Even if locale -a output format is not specified by Open Group Base Specifications Issue 7 / IEEE Std 1003.1-2008, the way it's currently showing codeset doesn't match IANA names[1][4]. For example, en_US.UTF-8 became en_US.utf8 , and 'utf8' is not the proper way to name UTF-8[2]. Another example, fr_FR.ISO-8859-15 became fr_FR.iso885915. glibc's locale -a output, when using locale-archive file, doesn't match locale -a's output from various BSD system. More: when using glibc system without locale-archive, codeset name are reported differently, e.g. like on the BSD system. This behavor difference hit me while fixing a test from git testsuite[3]. locale -a should use nl_langinfo(CODESET) instead of the hash key stored in locale-archive, and still report the hash key for compatibility. [1] http://www.iana.org/assignments/character-sets [2] http://en.wikipedia.org/wiki/UTF-8#Official_name_and_incorrect_variants [3] http://thread.gmane.org/gmane.comp.version-control.git/147283/focus=147285 [4] See the following comment in intl/l10nflist.c : /* Normalize codeset name. There is no standard for the codeset names. Normalization allows the user to use any of the common names. The return value is dynamically allocated and has to be freed by the caller. */ const char * _nl_normalize_codeset (codeset, name_len)

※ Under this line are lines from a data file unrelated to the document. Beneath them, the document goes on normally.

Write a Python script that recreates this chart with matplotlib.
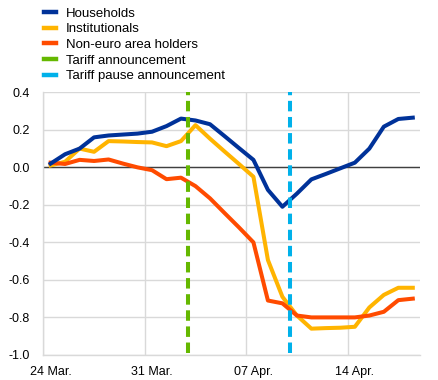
import matplotlib
matplotlib.use('Agg')
import matplotlib.pyplot as plt

plt.rcParams['font.family'] = ['Liberation Sans', 'DejaVu Sans']
plt.rcParams['font.size'] = 9

# daily observations, 24 Mar. - 18 Apr.
days = list(range(26))
tick_pos = [0, 7, 14, 21]
tick_labels = ['24 Mar.', '31 Mar.', '07 Apr.', '14 Apr.']

households = [0.02, 0.07, 0.10, 0.16, 0.17, 0.175, 0.18, 0.19, 0.22, 0.26,
              0.25, 0.23, 0.167, 0.103, 0.04, -0.12, -0.21, -0.14, -0.064,
              -0.035, -0.005, 0.025, 0.10, 0.217, 0.258, 0.265]
institutionals = [0.01, 0.03, 0.10, 0.083, 0.14, 0.138, 0.135, 0.133, 0.113, 0.14,
                  0.225, 0.153, 0.085, 0.018, -0.05, -0.494, -0.69, -0.79, -0.86,
                  -0.857, -0.855, -0.85, -0.747, -0.68, -0.642, -0.642]
non_euro = [0.025, 0.018, 0.04, 0.034, 0.042, 0.02, 0.0, -0.015, -0.063, -0.055,
            -0.10, -0.165, -0.243, -0.32, -0.40, -0.71, -0.725, -0.79, -0.80,
            -0.80, -0.80, -0.80, -0.79, -0.77, -0.708, -0.70]

tariff_day = 9.5        # between 02 Apr. and 03 Apr.
tariff_pause_day = 16.5  # between 09 Apr. and 10 Apr.

fig = plt.figure(figsize=(4.38, 3.80), dpi=100)
ax = fig.add_axes([0.099, 0.066, 0.860, 0.691])

ax.plot(days, households, color='#003299', lw=2.9, label='Households', zorder=4)
ax.plot(days, institutionals, color='#FFB400', lw=2.9, label='Institutionals', zorder=3)
ax.plot(days, non_euro, color='#FF4B00', lw=2.9, label='Non-euro area holders', zorder=3)
ax.plot([tariff_day, tariff_day], [-0.99, 0.4], color='#65B800', lw=2.9,
        dashes=(2.6, 1.4), label='Tariff announcement', zorder=5)
ax.plot([tariff_pause_day, tariff_pause_day], [-0.99, 0.4], color='#00B1EA', lw=2.9,
        dashes=(2.6, 1.4), label='Tariff pause announcement', zorder=5)

ax.axhline(0, color='#404040', lw=1.0, zorder=2)

ax.set_xlim(-0.5, 25.5)
ax.set_ylim(-1.0, 0.4)
ax.set_yticks([0.4, 0.2, 0.0, -0.2, -0.4, -0.6, -0.8, -1.0])
ax.set_yticklabels(['%.1f' % v for v in ax.get_yticks()])
ax.set_xticks(tick_pos)
ax.set_xticklabels(tick_labels)
ax.set_xticks([-0.5, 6.5, 13.5, 20.5], minor=True)
ax.tick_params(axis='both', which='both', length=0, colors='black', labelsize=9)
ax.tick_params(axis='y', pad=10)
ax.tick_params(axis='x', pad=8)

ax.grid(axis='y', color='#d9d9d9', lw=1.0, zorder=0)
ax.grid(axis='x', which='minor', color='#d9d9d9', lw=1.0, zorder=0)
for s in ['top', 'right']:
    ax.spines[s].set_visible(False)
for s in ['left', 'bottom']:
    ax.spines[s].set_color('#d9d9d9')
    ax.spines[s].set_linewidth(1.0)

# legend handles: solid short blocks as in the source chart
from matplotlib.lines import Line2D
handles = [Line2D([], [], color=c, lw=3.2) for c in
           ['#003299', '#FFB400', '#FF4B00', '#65B800', '#00B1EA']]
labels = ['Households', 'Institutionals', 'Non-euro area holders',
          'Tariff announcement', 'Tariff pause announcement']
fig.legend(handles, labels, loc='upper left', bbox_to_anchor=(0.073, 1.012),
           frameon=False, handlelength=0.95, handletextpad=0.7,
           labelspacing=0.26, fontsize=9.5)

fig.savefig('out.png', dpi=100)
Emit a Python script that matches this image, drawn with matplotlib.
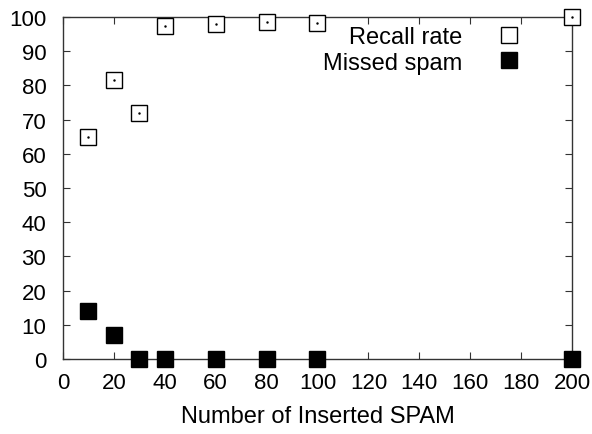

"Incorrect" codeset names are also reported when locale definition were created with "incorrect" name: localedef -f UTF-8 -i en_US /usr/lib/locale/en_US.utf8 Instead of localedef -f UTF-8 -i en_US /usr/lib/locale/en_US.UTF-8 locale -a will use the directory name, not the CODESET included in the definition.
The output is the normalized name and what glibc will accept. The output is correct.
(In reply to comment #1) > localedef -f UTF-8 -i en_US /usr/lib/locale/en_US.utf8 > > Instead of > > localedef -f UTF-8 -i en_US /usr/lib/locale/en_US.UTF-8 > Note that if en_US.utf8 directory exists then en_US.UTF-8 is also supported, but if only en_US.UTF-8 exists, en_US.utf8 is no more recognized.
(In reply to comment #2) > The output is the normalized name and what glibc will accept. The output is > correct. Yes, it is correct. My main concern problem here, is the difference from others systems: all systems I've checked were reporting UTF-8, not utf8. When normalized, it doesn't use IANA codeset names.